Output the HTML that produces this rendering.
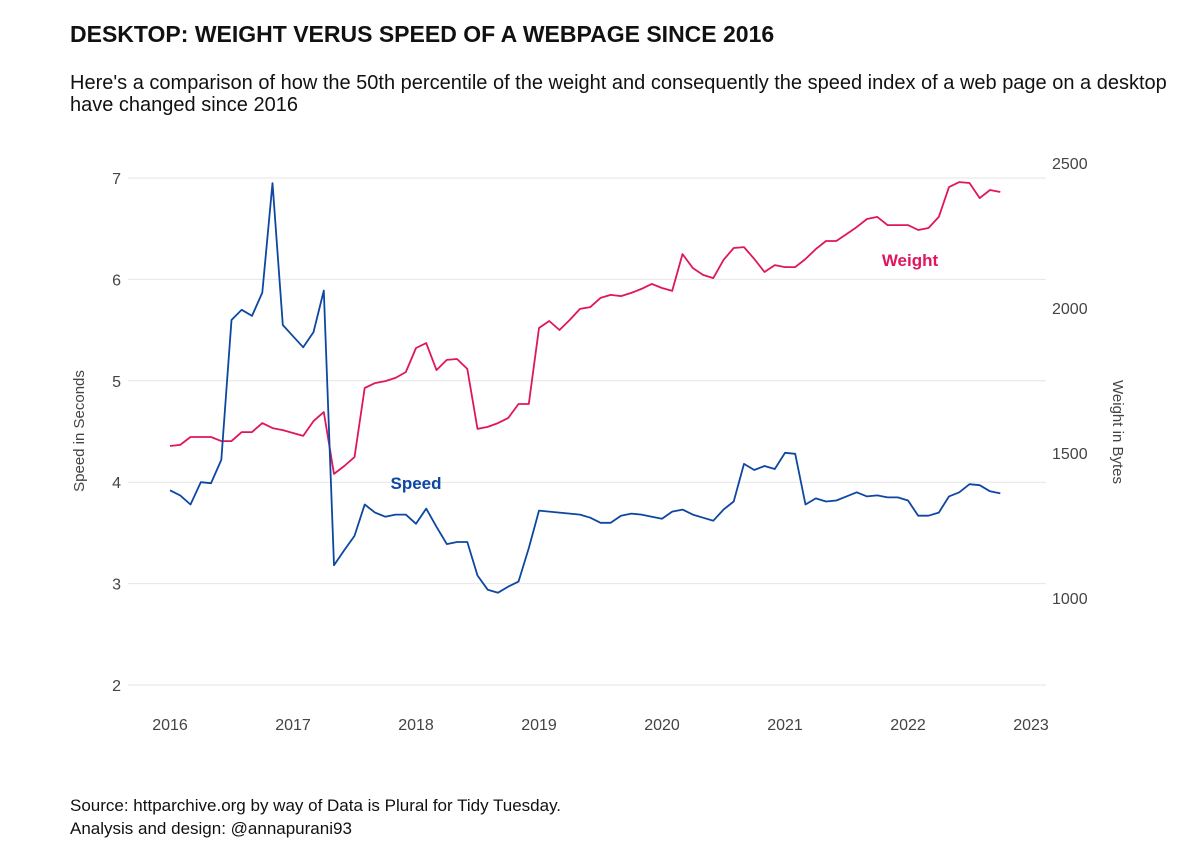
<!DOCTYPE html>
<html><head><meta charset="utf-8"><style>
html,body{margin:0;padding:0;background:#fff;}
body{width:1200px;height:857px;overflow:hidden;font-family:"Liberation Sans",Arial,sans-serif;}
</style></head><body>
<svg id="chart" width="1200" height="857" xmlns="http://www.w3.org/2000/svg" font-family="Liberation Sans, Arial, sans-serif">
<text x="70" y="42" font-size="23" font-weight="bold" fill="#111">DESKTOP: WEIGHT VERUS SPEED OF A WEBPAGE SINCE 2016</text>
<text x="70" y="89" font-size="20" fill="#111">Here's a comparison of how the 50th percentile of the weight and consequently the speed index of a web page on a desktop</text>
<text x="70" y="111" font-size="20" fill="#111">have changed since 2016</text>
<g id="grid"></g>
<g id="axes"></g>
<g id="lines"></g>
<text transform="translate(84,431) rotate(-90)" text-anchor="middle" font-size="15" fill="#444">Speed in Seconds</text>
<text transform="translate(1113,432) rotate(90)" text-anchor="middle" font-size="15" fill="#444">Weight in Bytes</text>
<text x="416" y="489" text-anchor="middle" font-size="17" font-weight="bold" fill="#0d47a1">Speed</text>
<text x="910" y="266" text-anchor="middle" font-size="17" font-weight="bold" fill="#e0155e">Weight</text>
<text x="70" y="811" font-size="17" fill="#111">Source: httparchive.org by way of Data is Plural for Tidy Tuesday.</text>
<text x="70" y="834" font-size="17" fill="#111">Analysis and design: @annapurani93</text>
</svg>
<script>
const speedValues=[3.92,3.87,3.78,4.00,3.99,4.22,5.60,5.70,5.64,5.87,6.95,5.55,5.44,5.33,5.48,5.89,3.18,3.33,3.47,3.78,3.70,3.66,3.68,3.68,3.59,3.74,3.56,3.39,3.41,3.41,3.08,2.94,2.91,2.97,3.02,3.35,3.72,3.71,3.70,3.69,3.68,3.65,3.60,3.60,3.67,3.69,3.68,3.66,3.64,3.71,3.73,3.68,3.65,3.62,3.73,3.81,4.18,4.12,4.16,4.13,4.29,4.28,3.78,3.84,3.81,3.82,3.86,3.90,3.86,3.87,3.85,3.85,3.82,3.67,3.67,3.70,3.86,3.90,3.98,3.97,3.91,3.89];
const weightValues=[1524,1528,1555,1555,1555,1541,1541,1572,1572,1603,1586,1579,1569,1559,1610,1641,1428,1455,1486,1724,1741,1748,1759,1779,1862,1879,1786,1821,1824,1790,1583,1590,1603,1621,1669,1669,1931,1955,1924,1959,1997,2003,2035,2045,2041,2052,2066,2083,2069,2059,2186,2138,2114,2103,2166,2207,2210,2169,2124,2148,2141,2141,2169,2203,2231,2231,2255,2279,2307,2314,2286,2286,2286,2269,2276,2314,2417,2434,2431,2379,2407,2400];
const startYear=2016;
const xTicks=[2016,2017,2018,2019,2020,2021,2022,2023];
const speedTicks=[2,3,4,5,6,7];
const weightTicks=[1000,1500,2000,2500];
const NS="http://www.w3.org/2000/svg";
function xs(y){return 170+(y-2016)*123;}
function ysL(v){return 178+(7-v)*101.4;}
function ysR(v){return 163+(2500-v)*0.29;}
function mk(tag,attrs,parent){const e=document.createElementNS(NS,tag);for(const k in attrs)e.setAttribute(k,attrs[k]);parent.appendChild(e);return e;}
const grid=document.getElementById('grid'),axes=document.getElementById('axes'),lines=document.getElementById('lines');
speedTicks.forEach(t=>{
  const l=mk('line',{x1:128,x2:1046,y1:ysL(t),y2:ysL(t),stroke:'#e6e6e6','stroke-width':1},grid);
  
  
  const tx=mk('text',{x:121,y:ysL(t)+6,'text-anchor':'end','font-size':16,fill:'#444'},axes);
  tx.textContent=t;
  
  
});
weightTicks.forEach(t=>{
  const tx=mk('text',{x:1052,y:ysR(t)+6,'font-size':16,fill:'#444'},axes);
  tx.textContent=t;
  
  
});
xTicks.forEach(t=>{
  const tx=mk('text',{x:xs(t),y:730,'text-anchor':'middle','font-size':16,fill:'#444'},axes);
  tx.textContent=t;
  
  
});
function path(vals,ys){return vals.map((v,i)=>(i?'L':'M')+xs(startYear+i/12).toFixed(1)+','+ys(v).toFixed(1)).join(' ');}
const wl=mk('path',{d:path(weightValues,ysR),fill:'none',stroke:'#e0155e','stroke-width':1.8,'stroke-linejoin':'round'},lines);


const sl=mk('path',{d:path(speedValues,ysL),fill:'none',stroke:'#0d47a1','stroke-width':1.8,'stroke-linejoin':'round'},lines);


</script>
</body></html>
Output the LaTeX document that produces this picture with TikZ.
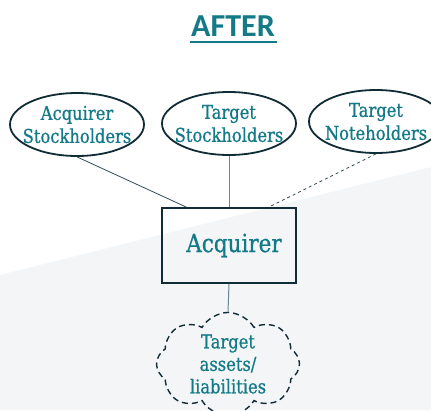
\documentclass[tikz,border=0pt]{standalone}
\usepackage{fontspec}
\setmainfont{DejaVu Serif}[FakeStretch=0.86,FakeBold=0.8]
\newfontfamily\titlefont{Carlito}
\usetikzlibrary{shapes,shapes.geometric,shapes.symbols}

\definecolor{tealtxt}{RGB}{20,122,136}
\definecolor{darkline}{RGB}{16,44,54}
\definecolor{greyline}{RGB}{105,134,142}
\definecolor{bggray}{RGB}{243,245,247}

\tikzset{
    holder/.style={ellipse,draw=darkline,line width=1.8pt,minimum width=134,
        minimum height=63,inner xsep=-9pt,inner ysep=-2pt,align=center,
        text=tealtxt,font=\fontsize{19}{23}\selectfont},
    company/.style={rectangle,draw=darkline,line width=1.8pt,minimum width=134,
        minimum height=75,inner sep=0pt,text=tealtxt,
        font=\fontsize{25}{28}\selectfont},
    assetcloud/.style={cloud,cloud puffs=8,cloud puff arc=120,aspect=1.4,
        draw=darkline,line width=1.4pt,dashed,dash pattern=on 6pt off 4pt,
        minimum width=143,minimum height=95,inner sep=0pt,align=center,
        text=tealtxt,font=\fontsize{19}{22.5}\selectfont}
}

\begin{document}
\begin{tikzpicture}[x=1pt,y=-1pt]
        \useasboundingbox (0,0) rectangle (431,410);
        \fill[white] (0,0) rectangle (431,410);
        \fill[bggray] (0,275) -- (431,167) -- (431,410) -- (0,410) -- cycle;
        % Title
        \node[text=tealtxt,font=\titlefont\bfseries\fontsize{32}{36}\selectfont]
            (title) at (233,26) {AFTER};
        \draw[tealtxt,line width=2pt] (190,42) -- (277,42);
        %% Holders above the acquirer
        \node[holder] (acqsh) at (77,124.5) {Acquirer\\Stockholders};
        \node[holder] (tgtsh) at (229,123.5) {Target\\Stockholders};
        \node[holder] (tgtnh) at (376,121.5) {Target\\Noteholders};
        \node[company] (acq) at (229,245.5) {\hspace*{10pt}\raisebox{-4pt}{Acquirer}};
        \node[assetcloud] (assets) at (228,364) {Target\\assets/\\liabilities};
        % Connect holders
        \draw[darkline!85,line width=0.8pt] (acqsh.south) -- (acq.138)
        ;
        \draw[greyline,line width=1pt] (tgtsh.south) -- (acq.north)
        ;
        \draw[darkline!85,line width=0.8pt,dashed] (tgtnh.south) -- (acq.44)
        ;
        \draw[greyline,line width=1pt] (acq.south) -- (assets.north)
        ;

    \end{tikzpicture}
\end{document}
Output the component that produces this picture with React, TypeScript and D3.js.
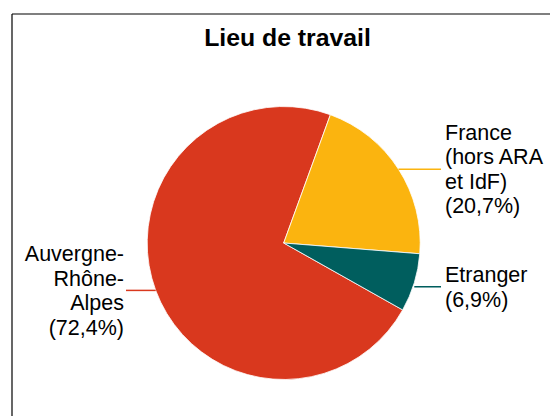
import React from "react";
import * as d3 from "d3";

const categories = ["Auvergne-Rhône-Alpes", "France (hors ARA et IdF)", "Etranger"];
const values = [72.4, 20.7, 6.9];
const labelLines = [
  ["Auvergne-", "Rhône-", "Alpes", "(72,4%)"],
  ["France", "(hors ARA", "et IdF)", "(20,7%)"],
  ["Etranger", "(6,9%)"],
];
const colors = ["#D9381E", "#FBB40F", "#005E5E"];

const W = 550;
const H = 416;
const cx = 283.7;
const cy = 243;
const R = 136.5;
const lineH = 24.5;
const font = "'Liberation Sans', Arial, sans-serif";

export default function App() {
  const total = d3.sum(values);
  const franceStart = (20 * Math.PI) / 180;
  const start = franceStart - (values[0] / total) * 2 * Math.PI;
  const pie = d3
    .pie<number>()
    .sort(null)
    .value((d) => d)
    .startAngle(start)
    .endAngle(start + 2 * Math.PI);
  const arcs = pie(values);
  const arc = d3.arc<d3.PieArcDatum<number>>().innerRadius(0).outerRadius(R);

  return (
    <svg
      width={W}
      height={H}
      style={{ position: "absolute", left: 0, top: 0, background: "#fff" }}
      fontFamily={font}
    >
      <line x1={12} y1={14} x2={550} y2={14} stroke="#000" strokeWidth={1.2} />
      <line x1={12} y1={14} x2={12} y2={416} stroke="#000" strokeWidth={1.2} />
      <text x={287.5} y={46} textAnchor="middle" fontSize={24.8} fontWeight="bold" fill="#000">
        Lieu de travail
      </text>
      <g transform={`translate(${cx},${cy})`}>
        {arcs.map((a, i) => (
          <path key={categories[i]} d={arc(a) || ""} fill={colors[i]} stroke="#fff" strokeWidth={0.8} />
        ))}
      </g>
      {arcs.map((a, i) => {
        const mid = (a.startAngle + a.endAngle) / 2;
        const px = cx + R * Math.sin(mid);
        const py = cy - R * Math.cos(mid) + (i === 2 ? 4 : 0);
        const right = Math.sin(mid) > 0;
        const lx = right ? 441 : 126;
        const tx = right ? 445 : 124;
        const lines = labelLines[i];
        const firstY = py - ((lines.length - 1) * lineH) / 2;
        return (
          <g key={"l" + i}>
            <line x1={px} y1={py} x2={lx} y2={py} stroke={colors[i]} strokeWidth={1.5} />
            <text
              x={tx}
              fontSize={21.5}
              fill="#000"
              textAnchor={right ? "start" : "end"}
            >
              {lines.map((t, j) => (
                <tspan key={j} x={tx} y={firstY + j * lineH} dy="0.35em">
                  {t}
                </tspan>
              ))}
            </text>
          </g>
        );
      })}
    </svg>
  );
}
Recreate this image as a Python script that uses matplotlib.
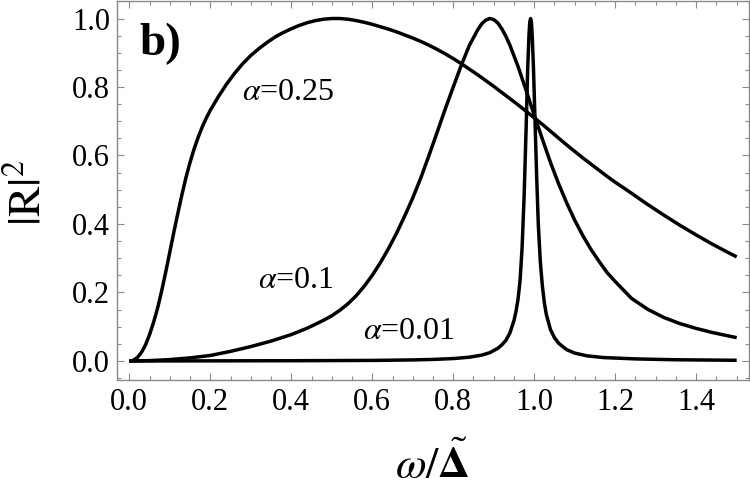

-*-*-

CHALLENGE — Select every line of the records holding the string "React".

WRITTEN SOLUTION —
Output the component that produces this picture with React, TypeScript and D3.js.
import React from "react";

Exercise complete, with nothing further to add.